In the immediate future, he is working to connect faculty to campus life outside of the classroom. He has seen various models of Living Learning Communities (LLCs) that involve the faculty members who specialize in the same interest area as the LLC.

“That’s why I think it is so important for me to immerse myself in the community so I can propose something that will make sense here,” Ellett said.

He hopes to create an advisory group of faculty, staff and students to consider the residential experience.

“You can’t take the same model and put it at any institution — it has to fit,” Ellett said.

At NYU, Ellett was criticized by Resident Assistants (RAs) who said he failed to address concerns about mental health training.

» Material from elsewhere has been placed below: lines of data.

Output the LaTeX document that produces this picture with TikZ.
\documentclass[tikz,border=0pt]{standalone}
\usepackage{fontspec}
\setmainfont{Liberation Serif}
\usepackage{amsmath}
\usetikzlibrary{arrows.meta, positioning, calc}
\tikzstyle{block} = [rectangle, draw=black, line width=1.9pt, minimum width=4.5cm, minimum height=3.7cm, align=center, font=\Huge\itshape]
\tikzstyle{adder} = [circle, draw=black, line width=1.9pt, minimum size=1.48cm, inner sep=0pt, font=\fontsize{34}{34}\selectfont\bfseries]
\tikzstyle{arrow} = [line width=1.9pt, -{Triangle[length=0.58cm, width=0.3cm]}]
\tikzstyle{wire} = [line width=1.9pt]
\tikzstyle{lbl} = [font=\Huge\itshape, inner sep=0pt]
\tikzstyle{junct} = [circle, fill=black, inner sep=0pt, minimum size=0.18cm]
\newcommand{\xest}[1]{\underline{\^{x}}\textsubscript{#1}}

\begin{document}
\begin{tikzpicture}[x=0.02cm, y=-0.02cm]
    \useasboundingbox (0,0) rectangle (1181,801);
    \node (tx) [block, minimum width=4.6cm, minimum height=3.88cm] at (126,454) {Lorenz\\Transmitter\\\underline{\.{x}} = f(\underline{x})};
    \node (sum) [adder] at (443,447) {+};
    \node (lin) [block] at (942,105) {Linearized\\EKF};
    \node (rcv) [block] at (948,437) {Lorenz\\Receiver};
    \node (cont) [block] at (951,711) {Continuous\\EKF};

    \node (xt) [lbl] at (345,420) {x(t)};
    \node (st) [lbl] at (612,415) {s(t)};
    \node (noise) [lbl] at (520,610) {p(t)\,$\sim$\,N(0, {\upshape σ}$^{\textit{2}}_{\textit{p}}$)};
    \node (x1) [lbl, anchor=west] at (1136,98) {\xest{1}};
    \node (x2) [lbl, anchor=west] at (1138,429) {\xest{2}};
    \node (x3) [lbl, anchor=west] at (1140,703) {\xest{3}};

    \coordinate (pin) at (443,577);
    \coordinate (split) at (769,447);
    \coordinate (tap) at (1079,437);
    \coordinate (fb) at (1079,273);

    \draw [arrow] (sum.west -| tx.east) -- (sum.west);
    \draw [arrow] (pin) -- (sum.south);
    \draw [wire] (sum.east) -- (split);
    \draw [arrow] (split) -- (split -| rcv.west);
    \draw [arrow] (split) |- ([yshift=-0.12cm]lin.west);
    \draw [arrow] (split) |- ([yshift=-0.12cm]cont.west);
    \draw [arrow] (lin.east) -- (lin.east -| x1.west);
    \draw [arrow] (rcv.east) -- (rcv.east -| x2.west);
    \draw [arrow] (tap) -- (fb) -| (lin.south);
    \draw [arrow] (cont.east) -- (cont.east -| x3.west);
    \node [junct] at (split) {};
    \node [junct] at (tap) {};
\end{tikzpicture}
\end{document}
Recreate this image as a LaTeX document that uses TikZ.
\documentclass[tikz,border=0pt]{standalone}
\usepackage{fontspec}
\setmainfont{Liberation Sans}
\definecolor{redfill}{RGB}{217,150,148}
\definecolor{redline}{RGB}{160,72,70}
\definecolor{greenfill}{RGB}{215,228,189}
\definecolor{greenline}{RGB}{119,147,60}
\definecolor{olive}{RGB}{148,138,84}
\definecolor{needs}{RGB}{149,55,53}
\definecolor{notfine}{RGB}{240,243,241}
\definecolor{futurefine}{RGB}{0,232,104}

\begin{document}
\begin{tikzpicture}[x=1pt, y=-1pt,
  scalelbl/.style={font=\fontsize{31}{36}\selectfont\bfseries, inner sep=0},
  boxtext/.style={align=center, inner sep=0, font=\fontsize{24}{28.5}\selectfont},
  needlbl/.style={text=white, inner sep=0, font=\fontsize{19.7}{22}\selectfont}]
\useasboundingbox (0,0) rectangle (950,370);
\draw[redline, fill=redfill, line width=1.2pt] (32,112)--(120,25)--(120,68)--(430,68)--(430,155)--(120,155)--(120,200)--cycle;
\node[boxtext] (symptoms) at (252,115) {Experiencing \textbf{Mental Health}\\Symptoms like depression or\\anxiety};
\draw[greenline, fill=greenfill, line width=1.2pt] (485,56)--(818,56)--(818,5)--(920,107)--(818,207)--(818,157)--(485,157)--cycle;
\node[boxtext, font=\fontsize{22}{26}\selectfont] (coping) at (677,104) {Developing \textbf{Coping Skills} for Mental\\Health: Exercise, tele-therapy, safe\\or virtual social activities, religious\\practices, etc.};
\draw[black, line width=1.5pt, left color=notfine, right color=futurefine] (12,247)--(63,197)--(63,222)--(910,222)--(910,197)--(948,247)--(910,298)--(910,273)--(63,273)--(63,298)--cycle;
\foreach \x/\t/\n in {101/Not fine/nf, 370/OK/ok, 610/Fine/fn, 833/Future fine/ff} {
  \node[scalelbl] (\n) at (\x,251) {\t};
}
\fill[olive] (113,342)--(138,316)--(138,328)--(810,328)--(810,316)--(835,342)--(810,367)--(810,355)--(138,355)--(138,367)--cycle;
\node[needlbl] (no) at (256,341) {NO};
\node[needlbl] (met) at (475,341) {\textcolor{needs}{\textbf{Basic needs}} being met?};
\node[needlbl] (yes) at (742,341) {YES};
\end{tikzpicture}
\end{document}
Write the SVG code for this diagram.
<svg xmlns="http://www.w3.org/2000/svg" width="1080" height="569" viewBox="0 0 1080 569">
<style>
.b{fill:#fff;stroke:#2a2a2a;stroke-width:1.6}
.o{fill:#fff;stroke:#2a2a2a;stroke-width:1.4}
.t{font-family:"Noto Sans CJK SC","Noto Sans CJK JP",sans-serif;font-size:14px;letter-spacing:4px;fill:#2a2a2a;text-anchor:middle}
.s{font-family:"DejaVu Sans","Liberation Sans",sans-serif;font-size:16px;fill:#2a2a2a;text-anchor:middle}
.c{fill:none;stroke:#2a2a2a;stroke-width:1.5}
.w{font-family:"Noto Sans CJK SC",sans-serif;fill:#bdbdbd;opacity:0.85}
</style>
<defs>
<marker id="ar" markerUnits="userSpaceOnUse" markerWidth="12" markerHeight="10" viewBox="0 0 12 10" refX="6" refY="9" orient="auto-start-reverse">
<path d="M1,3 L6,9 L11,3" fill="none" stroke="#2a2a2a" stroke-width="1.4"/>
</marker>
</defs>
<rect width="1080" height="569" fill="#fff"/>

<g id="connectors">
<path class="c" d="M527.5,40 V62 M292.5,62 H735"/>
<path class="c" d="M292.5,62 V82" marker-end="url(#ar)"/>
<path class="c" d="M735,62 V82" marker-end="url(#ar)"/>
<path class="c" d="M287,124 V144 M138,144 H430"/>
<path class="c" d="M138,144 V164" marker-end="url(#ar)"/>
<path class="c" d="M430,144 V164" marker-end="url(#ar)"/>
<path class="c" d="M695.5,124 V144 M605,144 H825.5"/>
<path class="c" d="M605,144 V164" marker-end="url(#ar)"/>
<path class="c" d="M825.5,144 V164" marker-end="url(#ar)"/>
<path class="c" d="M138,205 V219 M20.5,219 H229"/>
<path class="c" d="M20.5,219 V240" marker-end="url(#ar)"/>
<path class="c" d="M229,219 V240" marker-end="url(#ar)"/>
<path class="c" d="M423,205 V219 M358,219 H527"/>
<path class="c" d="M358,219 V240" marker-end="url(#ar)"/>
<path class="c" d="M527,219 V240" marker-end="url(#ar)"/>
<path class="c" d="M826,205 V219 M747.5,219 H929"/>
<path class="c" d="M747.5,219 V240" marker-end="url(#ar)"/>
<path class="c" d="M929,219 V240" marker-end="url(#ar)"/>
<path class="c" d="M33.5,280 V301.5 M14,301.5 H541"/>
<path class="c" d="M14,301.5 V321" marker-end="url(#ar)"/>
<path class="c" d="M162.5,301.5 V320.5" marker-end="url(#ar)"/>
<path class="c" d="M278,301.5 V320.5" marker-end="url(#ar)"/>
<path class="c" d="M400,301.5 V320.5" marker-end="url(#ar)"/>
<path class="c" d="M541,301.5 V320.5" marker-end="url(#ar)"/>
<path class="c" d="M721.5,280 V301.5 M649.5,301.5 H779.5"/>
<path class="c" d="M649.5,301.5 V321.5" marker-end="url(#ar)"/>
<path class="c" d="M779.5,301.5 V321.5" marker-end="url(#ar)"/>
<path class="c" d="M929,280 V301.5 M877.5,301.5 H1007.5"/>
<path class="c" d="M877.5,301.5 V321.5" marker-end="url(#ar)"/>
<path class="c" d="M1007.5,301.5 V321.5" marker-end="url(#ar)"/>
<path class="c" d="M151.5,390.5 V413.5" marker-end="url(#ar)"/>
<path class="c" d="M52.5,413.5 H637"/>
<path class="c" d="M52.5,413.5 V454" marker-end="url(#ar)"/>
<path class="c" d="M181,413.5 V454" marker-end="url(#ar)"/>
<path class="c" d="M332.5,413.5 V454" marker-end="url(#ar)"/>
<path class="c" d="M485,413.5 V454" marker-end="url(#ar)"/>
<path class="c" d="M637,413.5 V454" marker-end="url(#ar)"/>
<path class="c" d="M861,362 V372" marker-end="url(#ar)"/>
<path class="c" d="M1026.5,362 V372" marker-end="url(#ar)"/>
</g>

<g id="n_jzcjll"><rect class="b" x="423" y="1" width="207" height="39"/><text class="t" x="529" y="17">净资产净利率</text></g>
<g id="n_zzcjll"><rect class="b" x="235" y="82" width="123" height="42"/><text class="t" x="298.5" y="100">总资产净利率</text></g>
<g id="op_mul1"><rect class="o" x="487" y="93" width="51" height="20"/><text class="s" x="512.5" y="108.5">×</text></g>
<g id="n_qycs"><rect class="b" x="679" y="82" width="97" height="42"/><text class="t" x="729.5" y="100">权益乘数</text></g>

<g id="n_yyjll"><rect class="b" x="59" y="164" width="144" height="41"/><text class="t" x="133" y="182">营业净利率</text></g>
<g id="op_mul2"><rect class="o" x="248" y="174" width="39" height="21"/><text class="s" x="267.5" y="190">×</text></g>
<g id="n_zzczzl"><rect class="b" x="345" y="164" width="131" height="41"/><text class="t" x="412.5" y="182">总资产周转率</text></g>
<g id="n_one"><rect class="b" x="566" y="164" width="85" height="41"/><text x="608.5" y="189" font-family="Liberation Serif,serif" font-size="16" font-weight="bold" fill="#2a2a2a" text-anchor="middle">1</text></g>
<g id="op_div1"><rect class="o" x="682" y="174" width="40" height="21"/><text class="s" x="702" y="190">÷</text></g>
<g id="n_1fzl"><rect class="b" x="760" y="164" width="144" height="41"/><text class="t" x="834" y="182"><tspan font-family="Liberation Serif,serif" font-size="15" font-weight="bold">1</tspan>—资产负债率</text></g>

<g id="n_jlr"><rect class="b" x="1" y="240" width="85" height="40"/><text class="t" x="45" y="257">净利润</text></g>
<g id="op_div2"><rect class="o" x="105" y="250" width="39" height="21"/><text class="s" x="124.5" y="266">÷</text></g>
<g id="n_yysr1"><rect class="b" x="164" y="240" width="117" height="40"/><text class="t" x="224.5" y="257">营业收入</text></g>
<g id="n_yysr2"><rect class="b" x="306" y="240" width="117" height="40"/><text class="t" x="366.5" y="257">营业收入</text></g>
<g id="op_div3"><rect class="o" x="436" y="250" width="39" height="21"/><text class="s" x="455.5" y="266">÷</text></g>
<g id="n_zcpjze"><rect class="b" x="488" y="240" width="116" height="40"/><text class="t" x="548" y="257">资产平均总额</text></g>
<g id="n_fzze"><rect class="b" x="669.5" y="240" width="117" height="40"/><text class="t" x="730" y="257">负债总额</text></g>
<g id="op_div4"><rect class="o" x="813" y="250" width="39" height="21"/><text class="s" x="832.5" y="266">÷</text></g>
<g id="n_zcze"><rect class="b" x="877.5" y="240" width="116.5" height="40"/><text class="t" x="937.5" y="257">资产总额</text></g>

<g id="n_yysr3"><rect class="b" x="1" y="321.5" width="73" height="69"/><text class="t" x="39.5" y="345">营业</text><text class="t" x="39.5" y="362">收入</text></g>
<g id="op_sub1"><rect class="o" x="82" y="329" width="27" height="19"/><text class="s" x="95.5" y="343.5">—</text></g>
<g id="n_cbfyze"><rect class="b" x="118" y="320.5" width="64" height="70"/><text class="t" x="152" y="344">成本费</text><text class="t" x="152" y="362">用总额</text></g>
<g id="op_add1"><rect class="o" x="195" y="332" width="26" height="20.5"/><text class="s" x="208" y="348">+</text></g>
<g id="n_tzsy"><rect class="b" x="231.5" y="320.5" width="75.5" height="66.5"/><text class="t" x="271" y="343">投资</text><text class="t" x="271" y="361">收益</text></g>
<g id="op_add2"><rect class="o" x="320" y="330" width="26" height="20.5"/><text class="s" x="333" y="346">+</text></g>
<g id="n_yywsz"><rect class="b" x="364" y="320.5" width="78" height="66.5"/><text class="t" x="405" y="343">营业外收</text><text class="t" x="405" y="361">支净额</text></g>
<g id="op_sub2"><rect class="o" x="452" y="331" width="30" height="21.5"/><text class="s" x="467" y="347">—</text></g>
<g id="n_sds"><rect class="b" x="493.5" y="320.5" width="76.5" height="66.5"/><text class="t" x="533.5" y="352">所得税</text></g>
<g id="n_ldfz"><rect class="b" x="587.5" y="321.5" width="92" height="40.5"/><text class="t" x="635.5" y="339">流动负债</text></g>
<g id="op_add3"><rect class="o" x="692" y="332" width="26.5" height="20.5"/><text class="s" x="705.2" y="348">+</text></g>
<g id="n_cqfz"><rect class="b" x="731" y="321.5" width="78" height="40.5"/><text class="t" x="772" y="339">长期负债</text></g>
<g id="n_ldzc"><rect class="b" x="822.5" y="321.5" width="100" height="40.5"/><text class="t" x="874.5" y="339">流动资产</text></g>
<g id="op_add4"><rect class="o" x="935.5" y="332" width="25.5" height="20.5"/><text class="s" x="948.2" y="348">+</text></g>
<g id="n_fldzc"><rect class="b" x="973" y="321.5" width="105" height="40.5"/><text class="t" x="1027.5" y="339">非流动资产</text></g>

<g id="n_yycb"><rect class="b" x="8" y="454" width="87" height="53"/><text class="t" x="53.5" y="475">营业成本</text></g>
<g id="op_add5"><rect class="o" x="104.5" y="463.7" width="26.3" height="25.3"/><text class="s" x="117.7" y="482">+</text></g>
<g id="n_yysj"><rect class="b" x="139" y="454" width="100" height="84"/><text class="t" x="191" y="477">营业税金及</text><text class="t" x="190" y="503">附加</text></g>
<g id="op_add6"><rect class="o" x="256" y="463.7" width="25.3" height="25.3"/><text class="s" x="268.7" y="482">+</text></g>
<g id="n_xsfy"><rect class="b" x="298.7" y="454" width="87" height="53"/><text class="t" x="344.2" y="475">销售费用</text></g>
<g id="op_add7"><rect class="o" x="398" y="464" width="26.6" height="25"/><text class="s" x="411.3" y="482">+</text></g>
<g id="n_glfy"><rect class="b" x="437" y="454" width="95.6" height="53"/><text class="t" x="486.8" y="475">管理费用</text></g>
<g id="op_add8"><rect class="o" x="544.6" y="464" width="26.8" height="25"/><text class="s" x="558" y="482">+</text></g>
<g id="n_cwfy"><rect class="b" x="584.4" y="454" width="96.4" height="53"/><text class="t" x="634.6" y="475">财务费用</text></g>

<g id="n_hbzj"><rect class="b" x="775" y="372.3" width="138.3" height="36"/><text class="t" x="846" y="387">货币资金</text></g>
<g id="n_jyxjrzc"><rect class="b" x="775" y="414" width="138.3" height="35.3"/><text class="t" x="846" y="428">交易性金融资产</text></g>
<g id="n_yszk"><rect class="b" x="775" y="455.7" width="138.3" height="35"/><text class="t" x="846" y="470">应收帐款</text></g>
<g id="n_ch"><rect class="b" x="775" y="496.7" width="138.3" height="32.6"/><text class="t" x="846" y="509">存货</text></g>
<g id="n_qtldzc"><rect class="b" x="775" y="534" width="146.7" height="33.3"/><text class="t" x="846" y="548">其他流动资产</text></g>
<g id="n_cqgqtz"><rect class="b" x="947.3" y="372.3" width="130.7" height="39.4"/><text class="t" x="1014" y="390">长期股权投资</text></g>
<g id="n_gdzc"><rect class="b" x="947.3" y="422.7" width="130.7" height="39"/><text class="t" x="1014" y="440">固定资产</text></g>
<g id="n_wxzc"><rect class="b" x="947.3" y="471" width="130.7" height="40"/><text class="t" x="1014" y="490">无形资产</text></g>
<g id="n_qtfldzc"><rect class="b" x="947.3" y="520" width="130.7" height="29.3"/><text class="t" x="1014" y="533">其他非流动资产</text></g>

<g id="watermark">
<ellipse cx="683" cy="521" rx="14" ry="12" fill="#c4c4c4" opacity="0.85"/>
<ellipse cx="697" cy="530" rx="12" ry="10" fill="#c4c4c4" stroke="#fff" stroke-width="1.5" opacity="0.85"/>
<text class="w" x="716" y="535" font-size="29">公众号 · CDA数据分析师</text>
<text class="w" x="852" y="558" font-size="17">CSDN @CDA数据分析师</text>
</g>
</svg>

The NYU student newspaper, Washington Square News, covered a town hall in which Ellett failed to take any questions on a 40-page manifesto circulated by RAs complaining about “mental health, compensation, unionization and general mistreatment in the role,” according to an article in the NYU student-run newspaper from May 2020.

Ellett is working with professors Lockwood and Glenda Pritchett, of the first year writing program, about how to have “Pods on the Quad” programming that will invite faculty out on to the quad to engage with students. This event will be held on Sept. 13, with FYS faculty and first-year students.

“I think all of us are longing for the kinds of connections that naturally occur with the opening of a new school year and are of course more difficult this year,” Pritchett said. “Tom is intent on creating opportunities for students and faculty to engage in conversations and create relationships outside the classroom, thereby enhancing students’ sense of fully belonging to the Quinnipiac community.”

On top of “Pods on the Quad” Ellett sent an email to faculty hoping to recruit a group of them to walk around some evenings from 9-11 p.m. to monitor social distancing in residential areas.

“Our presence on campus and engagement with students will also help illustrate our community-wide support of physical distancing and mask wearing protocols we are all observing,” Ellett wrote in the email. “The only expectation is for you to loop the campus a few times and engage in some friendly conversation.”

Ellett encourages returning students to email him at [email protected] with a SWOT analysis on Quinnipiac. This means he wants to know strengths, weaknesses, areas for opportunity and threats, like COVID-19

“It’s more about what is the strength of the community here and what they think is missing,” Ellett said. “What are the opportunities on this beautiful campus?”